Count the lines below that contain the word "React", and reply with only that number.

Data records
Start
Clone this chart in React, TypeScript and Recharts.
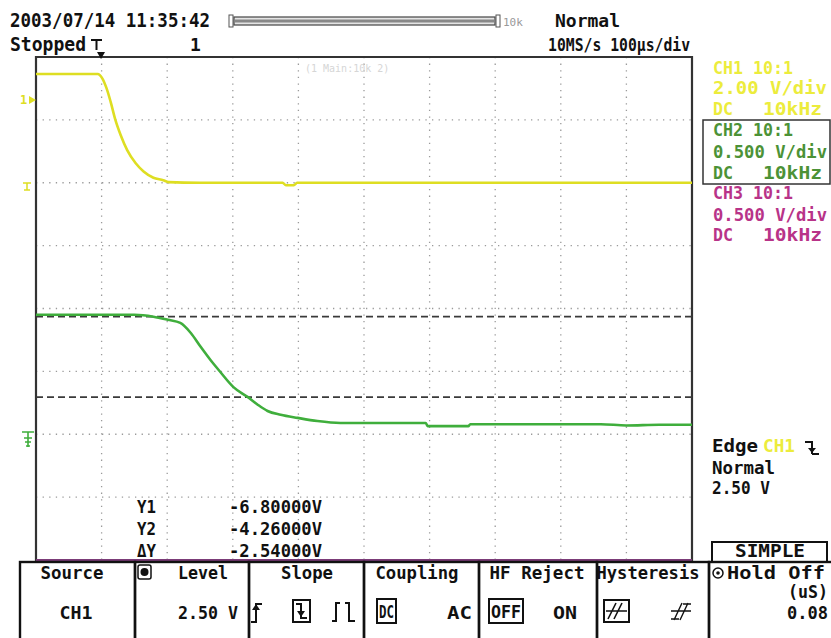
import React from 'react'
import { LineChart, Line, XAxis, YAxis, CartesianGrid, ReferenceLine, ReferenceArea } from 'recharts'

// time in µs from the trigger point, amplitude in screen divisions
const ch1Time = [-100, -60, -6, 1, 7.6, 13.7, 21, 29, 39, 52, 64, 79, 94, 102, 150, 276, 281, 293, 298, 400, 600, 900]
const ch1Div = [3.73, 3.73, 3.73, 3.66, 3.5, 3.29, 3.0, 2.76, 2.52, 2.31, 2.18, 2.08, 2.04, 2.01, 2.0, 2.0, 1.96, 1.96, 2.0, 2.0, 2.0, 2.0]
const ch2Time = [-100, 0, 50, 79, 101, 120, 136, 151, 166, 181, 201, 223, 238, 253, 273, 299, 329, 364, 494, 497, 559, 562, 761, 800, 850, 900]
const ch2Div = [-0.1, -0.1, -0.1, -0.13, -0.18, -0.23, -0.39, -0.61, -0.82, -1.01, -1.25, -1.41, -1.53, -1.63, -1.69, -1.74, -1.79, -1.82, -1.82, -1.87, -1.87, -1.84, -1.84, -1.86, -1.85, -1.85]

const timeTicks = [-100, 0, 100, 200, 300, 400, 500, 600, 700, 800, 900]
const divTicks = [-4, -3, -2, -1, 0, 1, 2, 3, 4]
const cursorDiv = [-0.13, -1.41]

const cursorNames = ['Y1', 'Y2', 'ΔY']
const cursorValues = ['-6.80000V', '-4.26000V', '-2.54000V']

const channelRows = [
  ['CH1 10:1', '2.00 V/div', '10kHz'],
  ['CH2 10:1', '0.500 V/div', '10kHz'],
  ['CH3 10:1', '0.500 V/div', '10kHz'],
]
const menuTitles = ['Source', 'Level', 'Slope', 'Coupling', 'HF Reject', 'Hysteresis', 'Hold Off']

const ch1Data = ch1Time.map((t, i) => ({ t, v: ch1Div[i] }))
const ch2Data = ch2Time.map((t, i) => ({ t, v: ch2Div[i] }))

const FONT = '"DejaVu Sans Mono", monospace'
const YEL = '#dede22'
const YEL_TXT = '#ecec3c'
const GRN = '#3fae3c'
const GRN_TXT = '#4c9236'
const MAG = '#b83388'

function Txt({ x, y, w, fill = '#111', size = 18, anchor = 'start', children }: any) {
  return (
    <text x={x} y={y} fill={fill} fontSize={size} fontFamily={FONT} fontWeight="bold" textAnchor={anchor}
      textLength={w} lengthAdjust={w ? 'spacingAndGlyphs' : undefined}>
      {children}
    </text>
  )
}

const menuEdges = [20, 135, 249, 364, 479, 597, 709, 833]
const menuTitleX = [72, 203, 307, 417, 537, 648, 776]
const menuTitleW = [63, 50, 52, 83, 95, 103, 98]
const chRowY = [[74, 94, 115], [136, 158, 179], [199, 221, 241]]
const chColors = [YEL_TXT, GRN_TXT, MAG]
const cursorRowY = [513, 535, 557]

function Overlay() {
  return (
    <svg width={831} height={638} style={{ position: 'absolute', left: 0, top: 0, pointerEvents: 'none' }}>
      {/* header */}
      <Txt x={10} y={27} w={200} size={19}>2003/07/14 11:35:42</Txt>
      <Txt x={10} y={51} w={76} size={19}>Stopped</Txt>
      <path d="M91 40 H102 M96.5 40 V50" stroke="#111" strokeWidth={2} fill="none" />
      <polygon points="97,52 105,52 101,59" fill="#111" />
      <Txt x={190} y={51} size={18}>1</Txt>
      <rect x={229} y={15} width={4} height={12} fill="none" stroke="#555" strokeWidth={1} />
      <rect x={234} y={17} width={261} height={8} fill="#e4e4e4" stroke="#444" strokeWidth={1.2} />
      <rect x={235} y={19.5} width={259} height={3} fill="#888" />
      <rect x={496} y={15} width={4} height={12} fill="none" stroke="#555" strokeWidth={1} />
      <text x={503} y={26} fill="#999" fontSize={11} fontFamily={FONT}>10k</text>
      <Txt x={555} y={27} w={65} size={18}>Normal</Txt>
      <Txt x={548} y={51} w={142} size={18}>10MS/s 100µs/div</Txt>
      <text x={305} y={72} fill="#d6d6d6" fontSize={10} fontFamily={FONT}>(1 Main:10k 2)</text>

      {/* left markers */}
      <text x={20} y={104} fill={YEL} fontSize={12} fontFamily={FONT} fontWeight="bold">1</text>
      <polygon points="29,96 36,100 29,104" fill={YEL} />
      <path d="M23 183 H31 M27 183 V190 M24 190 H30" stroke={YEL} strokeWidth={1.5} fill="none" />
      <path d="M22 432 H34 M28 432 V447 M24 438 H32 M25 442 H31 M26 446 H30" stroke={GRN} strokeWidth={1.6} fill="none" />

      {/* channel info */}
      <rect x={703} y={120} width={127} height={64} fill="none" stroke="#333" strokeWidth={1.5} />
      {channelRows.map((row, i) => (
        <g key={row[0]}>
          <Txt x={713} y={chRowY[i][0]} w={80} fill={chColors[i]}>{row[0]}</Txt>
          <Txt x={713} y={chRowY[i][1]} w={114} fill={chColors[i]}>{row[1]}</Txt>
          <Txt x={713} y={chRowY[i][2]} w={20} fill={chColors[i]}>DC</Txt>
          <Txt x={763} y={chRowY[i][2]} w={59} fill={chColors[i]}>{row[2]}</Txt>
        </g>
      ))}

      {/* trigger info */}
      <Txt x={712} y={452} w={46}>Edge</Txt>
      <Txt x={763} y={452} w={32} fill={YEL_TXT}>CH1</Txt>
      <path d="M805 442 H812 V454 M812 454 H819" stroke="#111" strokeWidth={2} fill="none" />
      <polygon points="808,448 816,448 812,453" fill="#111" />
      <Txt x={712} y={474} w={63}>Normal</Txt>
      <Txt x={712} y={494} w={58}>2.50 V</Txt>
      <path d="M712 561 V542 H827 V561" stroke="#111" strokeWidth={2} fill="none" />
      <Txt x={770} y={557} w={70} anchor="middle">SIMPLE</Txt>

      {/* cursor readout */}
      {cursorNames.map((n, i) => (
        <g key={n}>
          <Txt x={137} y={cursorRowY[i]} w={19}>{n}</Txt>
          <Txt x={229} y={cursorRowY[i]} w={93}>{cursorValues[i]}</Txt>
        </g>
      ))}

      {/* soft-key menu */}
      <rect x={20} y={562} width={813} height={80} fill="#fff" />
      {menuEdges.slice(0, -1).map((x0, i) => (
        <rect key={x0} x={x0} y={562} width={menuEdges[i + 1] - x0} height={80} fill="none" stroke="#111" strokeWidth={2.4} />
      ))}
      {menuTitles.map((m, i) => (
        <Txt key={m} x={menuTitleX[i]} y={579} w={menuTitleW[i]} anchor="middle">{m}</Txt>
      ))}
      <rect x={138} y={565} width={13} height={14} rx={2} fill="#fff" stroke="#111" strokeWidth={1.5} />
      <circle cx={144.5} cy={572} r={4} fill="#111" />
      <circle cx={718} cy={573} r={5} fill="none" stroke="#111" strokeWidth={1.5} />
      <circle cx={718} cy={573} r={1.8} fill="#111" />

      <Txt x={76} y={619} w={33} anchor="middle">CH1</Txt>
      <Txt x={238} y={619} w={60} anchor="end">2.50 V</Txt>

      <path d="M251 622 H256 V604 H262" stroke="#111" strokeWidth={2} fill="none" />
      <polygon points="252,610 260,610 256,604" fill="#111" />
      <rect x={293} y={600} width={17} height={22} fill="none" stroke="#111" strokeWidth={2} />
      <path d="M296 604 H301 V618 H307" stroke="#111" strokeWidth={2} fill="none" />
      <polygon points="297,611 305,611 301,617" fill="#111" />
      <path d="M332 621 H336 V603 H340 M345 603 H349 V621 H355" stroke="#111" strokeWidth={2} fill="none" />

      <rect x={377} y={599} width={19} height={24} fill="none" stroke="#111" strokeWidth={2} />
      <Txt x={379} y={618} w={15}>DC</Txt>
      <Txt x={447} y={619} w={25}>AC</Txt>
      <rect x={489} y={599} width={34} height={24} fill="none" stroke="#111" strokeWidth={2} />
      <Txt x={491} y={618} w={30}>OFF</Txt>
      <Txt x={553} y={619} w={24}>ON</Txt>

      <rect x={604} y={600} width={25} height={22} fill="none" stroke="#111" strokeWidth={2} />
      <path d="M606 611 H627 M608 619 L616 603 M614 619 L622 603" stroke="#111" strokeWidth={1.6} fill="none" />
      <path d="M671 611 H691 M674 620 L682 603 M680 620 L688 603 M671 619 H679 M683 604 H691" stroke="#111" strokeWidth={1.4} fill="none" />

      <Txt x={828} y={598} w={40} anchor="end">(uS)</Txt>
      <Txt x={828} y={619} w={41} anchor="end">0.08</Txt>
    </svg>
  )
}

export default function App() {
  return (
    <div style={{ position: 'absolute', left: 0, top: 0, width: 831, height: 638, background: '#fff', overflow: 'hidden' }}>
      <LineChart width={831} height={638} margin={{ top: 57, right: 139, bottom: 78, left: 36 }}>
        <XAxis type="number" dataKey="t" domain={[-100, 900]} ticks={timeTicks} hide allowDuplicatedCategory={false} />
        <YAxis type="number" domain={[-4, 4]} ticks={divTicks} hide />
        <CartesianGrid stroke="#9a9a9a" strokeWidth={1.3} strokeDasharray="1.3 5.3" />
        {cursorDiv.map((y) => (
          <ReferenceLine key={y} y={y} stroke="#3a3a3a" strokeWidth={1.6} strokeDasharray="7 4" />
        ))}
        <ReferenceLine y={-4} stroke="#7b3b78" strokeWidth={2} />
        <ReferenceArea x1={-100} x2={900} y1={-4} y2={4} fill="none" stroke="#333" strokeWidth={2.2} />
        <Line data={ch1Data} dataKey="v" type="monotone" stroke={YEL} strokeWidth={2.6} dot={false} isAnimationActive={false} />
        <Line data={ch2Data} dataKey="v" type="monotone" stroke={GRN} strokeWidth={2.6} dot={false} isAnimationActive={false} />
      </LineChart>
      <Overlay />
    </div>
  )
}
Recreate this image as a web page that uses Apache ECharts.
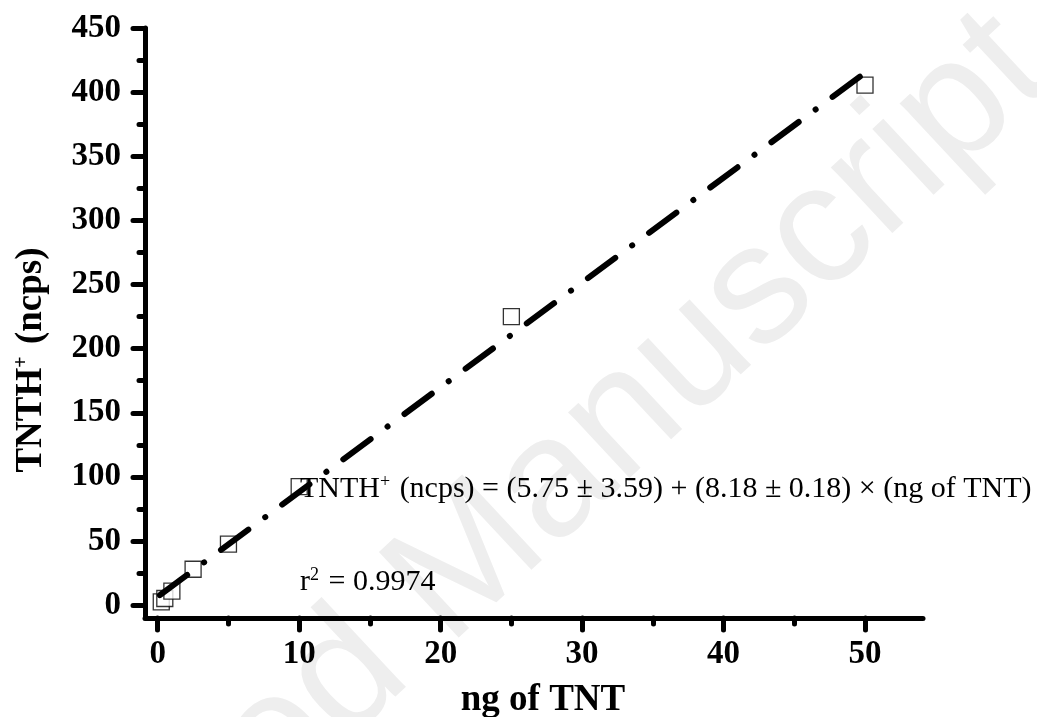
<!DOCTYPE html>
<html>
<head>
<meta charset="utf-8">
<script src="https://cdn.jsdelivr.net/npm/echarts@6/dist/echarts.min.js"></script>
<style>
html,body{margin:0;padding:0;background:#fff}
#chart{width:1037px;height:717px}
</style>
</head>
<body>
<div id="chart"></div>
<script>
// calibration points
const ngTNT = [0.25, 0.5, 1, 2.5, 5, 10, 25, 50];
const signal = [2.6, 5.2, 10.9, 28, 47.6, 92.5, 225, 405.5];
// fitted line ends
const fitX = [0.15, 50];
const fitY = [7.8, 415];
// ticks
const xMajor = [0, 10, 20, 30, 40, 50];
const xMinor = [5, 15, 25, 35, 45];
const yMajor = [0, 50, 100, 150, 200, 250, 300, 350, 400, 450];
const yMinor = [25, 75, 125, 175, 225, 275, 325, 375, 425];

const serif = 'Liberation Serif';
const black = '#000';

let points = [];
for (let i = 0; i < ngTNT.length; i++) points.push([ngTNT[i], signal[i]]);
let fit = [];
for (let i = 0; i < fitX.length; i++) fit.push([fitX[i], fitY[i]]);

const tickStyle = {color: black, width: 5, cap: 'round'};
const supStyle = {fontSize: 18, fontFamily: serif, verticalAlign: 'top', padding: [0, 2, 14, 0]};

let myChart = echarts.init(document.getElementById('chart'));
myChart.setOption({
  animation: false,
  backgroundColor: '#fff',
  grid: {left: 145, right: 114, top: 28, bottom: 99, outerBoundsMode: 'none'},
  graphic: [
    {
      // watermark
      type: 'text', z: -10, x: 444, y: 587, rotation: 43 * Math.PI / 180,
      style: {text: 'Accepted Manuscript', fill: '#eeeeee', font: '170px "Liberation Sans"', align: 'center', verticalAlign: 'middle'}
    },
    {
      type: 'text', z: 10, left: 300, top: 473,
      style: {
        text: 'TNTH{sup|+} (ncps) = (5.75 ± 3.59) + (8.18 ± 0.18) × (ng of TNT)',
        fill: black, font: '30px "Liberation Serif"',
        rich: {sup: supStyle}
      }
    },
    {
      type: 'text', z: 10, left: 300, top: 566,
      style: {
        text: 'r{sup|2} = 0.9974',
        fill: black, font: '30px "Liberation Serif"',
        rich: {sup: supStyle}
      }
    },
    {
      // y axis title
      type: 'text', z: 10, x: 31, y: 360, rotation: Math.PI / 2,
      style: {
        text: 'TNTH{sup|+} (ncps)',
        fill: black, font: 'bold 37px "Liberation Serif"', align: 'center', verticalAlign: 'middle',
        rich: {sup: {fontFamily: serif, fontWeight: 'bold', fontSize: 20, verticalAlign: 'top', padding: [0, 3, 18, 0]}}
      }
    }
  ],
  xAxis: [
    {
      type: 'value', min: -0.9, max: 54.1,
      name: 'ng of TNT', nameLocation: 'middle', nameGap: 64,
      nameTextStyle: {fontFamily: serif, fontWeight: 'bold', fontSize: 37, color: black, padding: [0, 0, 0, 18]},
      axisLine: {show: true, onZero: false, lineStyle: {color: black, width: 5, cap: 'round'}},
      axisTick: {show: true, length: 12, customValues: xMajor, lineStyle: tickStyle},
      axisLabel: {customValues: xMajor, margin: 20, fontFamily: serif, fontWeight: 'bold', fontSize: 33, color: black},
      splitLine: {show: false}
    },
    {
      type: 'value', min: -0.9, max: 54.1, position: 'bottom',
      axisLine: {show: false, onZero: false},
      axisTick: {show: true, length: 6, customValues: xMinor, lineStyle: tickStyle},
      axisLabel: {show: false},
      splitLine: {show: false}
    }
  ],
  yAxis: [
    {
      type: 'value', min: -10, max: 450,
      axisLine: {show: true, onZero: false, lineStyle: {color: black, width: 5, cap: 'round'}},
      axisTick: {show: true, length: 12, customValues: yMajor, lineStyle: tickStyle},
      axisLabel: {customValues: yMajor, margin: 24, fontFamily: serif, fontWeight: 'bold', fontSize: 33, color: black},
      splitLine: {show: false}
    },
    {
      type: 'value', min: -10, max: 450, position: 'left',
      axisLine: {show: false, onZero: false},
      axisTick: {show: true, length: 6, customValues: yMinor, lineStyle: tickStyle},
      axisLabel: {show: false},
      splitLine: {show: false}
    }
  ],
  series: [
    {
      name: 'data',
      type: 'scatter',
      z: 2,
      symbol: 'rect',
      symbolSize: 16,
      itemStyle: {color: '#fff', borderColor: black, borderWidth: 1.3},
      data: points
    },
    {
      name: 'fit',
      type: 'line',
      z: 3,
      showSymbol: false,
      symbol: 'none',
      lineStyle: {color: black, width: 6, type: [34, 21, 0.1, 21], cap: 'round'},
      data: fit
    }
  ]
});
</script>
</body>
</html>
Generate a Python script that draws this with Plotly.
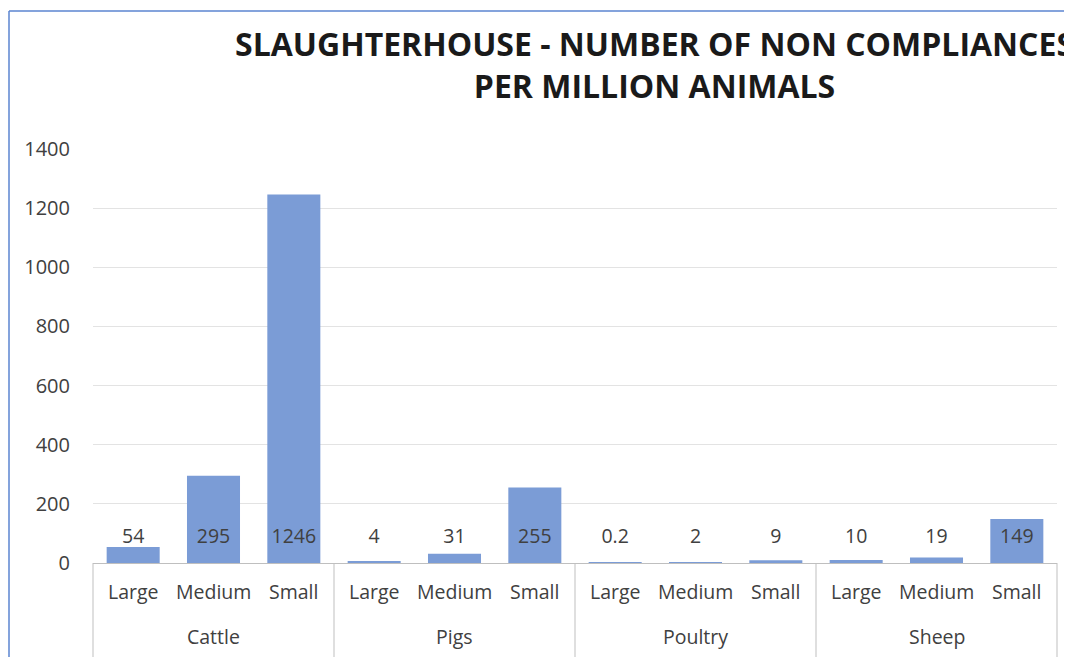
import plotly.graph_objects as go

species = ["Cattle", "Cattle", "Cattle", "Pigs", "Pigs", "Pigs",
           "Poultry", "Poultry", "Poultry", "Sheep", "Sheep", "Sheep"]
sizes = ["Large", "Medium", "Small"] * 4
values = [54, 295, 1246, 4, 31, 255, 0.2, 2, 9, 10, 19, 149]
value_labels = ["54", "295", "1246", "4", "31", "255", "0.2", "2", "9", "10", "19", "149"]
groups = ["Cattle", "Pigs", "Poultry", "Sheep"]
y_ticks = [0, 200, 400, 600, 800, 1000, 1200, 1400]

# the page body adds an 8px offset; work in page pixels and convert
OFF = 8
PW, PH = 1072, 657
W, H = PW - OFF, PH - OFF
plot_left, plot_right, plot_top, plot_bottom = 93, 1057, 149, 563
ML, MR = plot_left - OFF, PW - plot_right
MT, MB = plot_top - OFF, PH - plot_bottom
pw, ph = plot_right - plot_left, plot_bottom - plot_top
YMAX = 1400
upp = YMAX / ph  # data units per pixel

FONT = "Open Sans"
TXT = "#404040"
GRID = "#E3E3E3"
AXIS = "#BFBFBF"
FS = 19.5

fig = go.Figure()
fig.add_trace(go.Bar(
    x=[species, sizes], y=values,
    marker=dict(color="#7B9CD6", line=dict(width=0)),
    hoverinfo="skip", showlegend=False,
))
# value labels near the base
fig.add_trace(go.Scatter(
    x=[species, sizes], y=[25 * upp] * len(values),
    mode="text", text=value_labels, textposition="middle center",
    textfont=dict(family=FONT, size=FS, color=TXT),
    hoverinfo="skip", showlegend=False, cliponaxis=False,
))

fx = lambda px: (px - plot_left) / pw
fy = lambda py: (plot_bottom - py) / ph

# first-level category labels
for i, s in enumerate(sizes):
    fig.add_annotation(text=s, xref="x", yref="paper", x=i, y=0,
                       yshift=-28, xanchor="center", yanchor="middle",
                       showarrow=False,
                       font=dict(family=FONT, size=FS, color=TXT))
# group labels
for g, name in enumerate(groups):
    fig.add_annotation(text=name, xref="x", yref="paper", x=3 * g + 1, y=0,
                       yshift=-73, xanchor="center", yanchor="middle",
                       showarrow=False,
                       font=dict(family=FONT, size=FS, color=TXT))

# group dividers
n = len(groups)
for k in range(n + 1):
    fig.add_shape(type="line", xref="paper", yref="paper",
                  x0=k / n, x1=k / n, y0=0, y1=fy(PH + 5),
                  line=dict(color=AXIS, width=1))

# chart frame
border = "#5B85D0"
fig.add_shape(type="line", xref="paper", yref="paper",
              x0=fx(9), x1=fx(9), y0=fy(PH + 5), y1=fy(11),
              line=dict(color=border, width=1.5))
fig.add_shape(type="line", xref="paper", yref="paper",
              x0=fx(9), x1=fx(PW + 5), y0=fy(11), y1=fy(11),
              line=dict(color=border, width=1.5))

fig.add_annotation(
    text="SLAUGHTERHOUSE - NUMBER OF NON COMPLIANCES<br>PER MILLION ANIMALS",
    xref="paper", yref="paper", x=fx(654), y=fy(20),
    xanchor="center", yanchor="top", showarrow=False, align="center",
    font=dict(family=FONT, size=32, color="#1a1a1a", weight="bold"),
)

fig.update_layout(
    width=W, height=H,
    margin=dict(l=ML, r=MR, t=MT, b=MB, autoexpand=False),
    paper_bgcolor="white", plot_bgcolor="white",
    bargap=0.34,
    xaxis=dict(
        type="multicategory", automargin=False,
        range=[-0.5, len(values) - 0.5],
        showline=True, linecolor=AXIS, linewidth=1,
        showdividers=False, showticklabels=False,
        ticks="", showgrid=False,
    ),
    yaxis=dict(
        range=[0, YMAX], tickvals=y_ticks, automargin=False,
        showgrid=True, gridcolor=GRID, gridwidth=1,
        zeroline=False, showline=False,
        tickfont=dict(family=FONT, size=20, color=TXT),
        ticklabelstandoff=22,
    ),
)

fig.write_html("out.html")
End
▶ _Answer in full_: 2